## Supplied information
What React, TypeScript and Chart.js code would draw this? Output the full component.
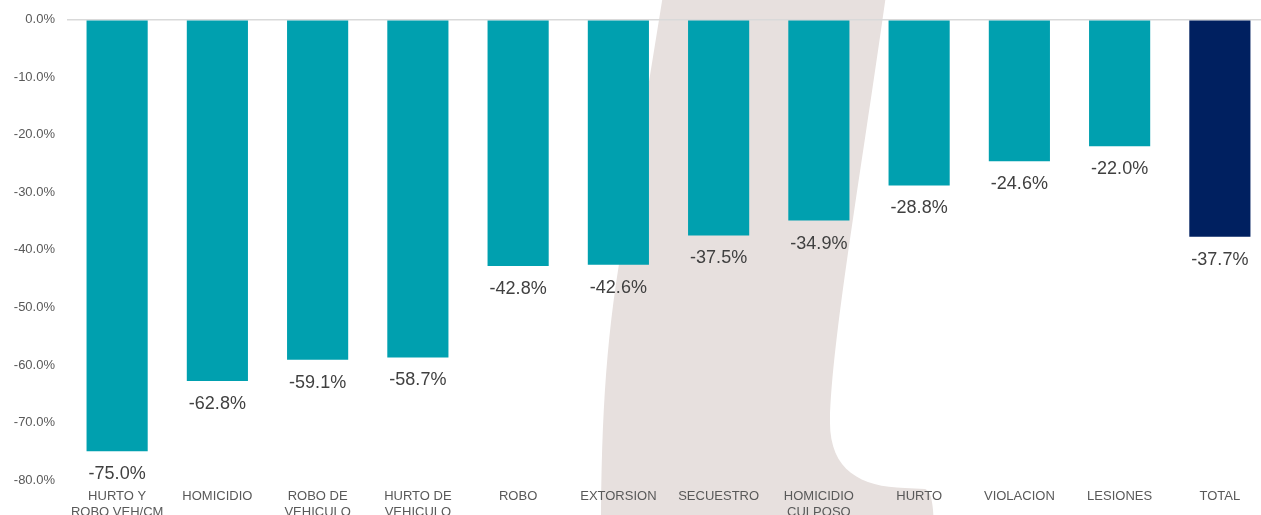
import React, { useEffect, useRef } from "react";
import { Chart, registerables } from "chart.js";

Chart.register(...registerables);

const categories: string[][] = [
  ["HURTO Y", "ROBO VEH/CM"],
  ["HOMICIDIO"],
  ["ROBO DE", "VEHICULO"],
  ["HURTO DE", "VEHICULO"],
  ["ROBO"],
  ["EXTORSION"],
  ["SECUESTRO"],
  ["HOMICIDIO", "CULPOSO"],
  ["HURTO"],
  ["VIOLACION"],
  ["LESIONES"],
  ["TOTAL"],
];

const changes: number[] = [-75.0, -62.8, -59.1, -58.7, -42.8, -42.6, -37.5, -34.9, -28.8, -24.6, -22.0, -37.7];

const barColors: string[] = [
  "#00A0AF", "#00A0AF", "#00A0AF", "#00A0AF", "#00A0AF", "#00A0AF",
  "#00A0AF", "#00A0AF", "#00A0AF", "#00A0AF", "#00A0AF", "#002060",
];

const yMin = -80;
const yMax = 0;
const yStep = 10;

const FONT = "'Liberation Sans', Arial, sans-serif";

const watermarkPlugin = {
  id: "watermark",
  beforeDraw(chart: any) {
    const ctx = chart.ctx as CanvasRenderingContext2D;
    ctx.save();
    ctx.fillStyle = "#ffffff";
    ctx.fillRect(0, 0, chart.width, chart.height);
    ctx.fillStyle = "#E7E0DE";
    ctx.beginPath();
    ctx.moveTo(663, -5);
    ctx.lineTo(886, -5);
    ctx.bezierCurveTo(860, 180, 832, 340, 830, 420);
    ctx.bezierCurveTo(829, 470, 860, 487, 905, 488);
    ctx.lineTo(925, 489);
    ctx.bezierCurveTo(932, 492, 934, 505, 934, 540);
    ctx.lineTo(601, 540);
    ctx.bezierCurveTo(601, 420, 606, 330, 625, 230);
    ctx.closePath();
    ctx.fill();
    ctx.restore();
  },
};

const valueLabelPlugin = {
  id: "valueLabels",
  afterDatasetsDraw(chart: any) {
    const ctx = chart.ctx as CanvasRenderingContext2D;
    const meta = chart.getDatasetMeta(0);
    ctx.save();
    ctx.font = `18px ${FONT}`;
    ctx.fillStyle = "#404040";
    ctx.textAlign = "center";
    ctx.textBaseline = "middle";
    meta.data.forEach((bar: any, i: number) => {
      const v = changes[i];
      ctx.fillText(v.toFixed(1) + "%", bar.x, bar.y + 23);
    });
    ctx.restore();
  },
};

export default function App() {
  const canvasRef = useRef<HTMLCanvasElement | null>(null);

  useEffect(() => {
    document.body.style.margin = "0";
    const canvas = canvasRef.current;
    if (!canvas) return;
    const chart = new Chart(canvas, {
      type: "bar",
      data: {
        labels: categories,
        datasets: [
          {
            data: changes,
            backgroundColor: barColors,
            borderWidth: 0,
            categoryPercentage: 1,
            barPercentage: 0.61,
          },
        ],
      },
      options: {
        responsive: false,
        animation: false,
        devicePixelRatio: 1,
        layout: { padding: { top: 17, left: 0, right: 0, bottom: 0 } },
        plugins: {
          legend: { display: false },
          tooltip: { enabled: false },
        },
        scales: {
          x: {
            grid: { display: false, drawTicks: false },
            border: { display: false },
            ticks: {
              color: "#595959",
              font: { family: FONT, size: 13, lineHeight: 1.23 },
              padding: 8,
              maxRotation: 0,
              minRotation: 0,
              autoSkip: false,
            },
            afterFit(scale: any) {
              scale.height = 50;
            },
          },
          y: {
            min: yMin,
            max: yMax,
            grid: {
              drawTicks: false,
              lineWidth: 1.5,
              color: (c: any) => (c.tick && c.tick.value === 0 ? "#D9D9D9" : "rgba(0,0,0,0)"),
            },
            border: { display: false },
            ticks: {
              stepSize: yStep,
              color: "#595959",
              font: { family: FONT, size: 13 },
              padding: 12,
              callback: (v: any) => Number(v).toFixed(1) + "%",
            },
            afterFit(scale: any) {
              scale.width = 67;
            },
          },
        },
      },
      plugins: [watermarkPlugin, valueLabelPlugin],
    });
    return () => chart.destroy();
  }, []);

  return (
    <div
      style={{
        position: "fixed",
        left: 0,
        top: 0,
        width: 1261,
        height: 515,
        overflow: "hidden",
        background: "#ffffff",
      }}
    >
      <canvas ref={canvasRef} width={1270} height={530} style={{ display: "block" }} />
    </div>
  );
}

## Short exercise
Exactly reproduce the run of lines from the start of the listing through the line with "Chart.register(...registerables);", inclusive; pictures are not copied.

## The reply
What React, TypeScript and Chart.js code would draw this? Output the full component.
import React, { useEffect, useRef } from "react";
import { Chart, registerables } from "chart.js";

Chart.register(...registerables);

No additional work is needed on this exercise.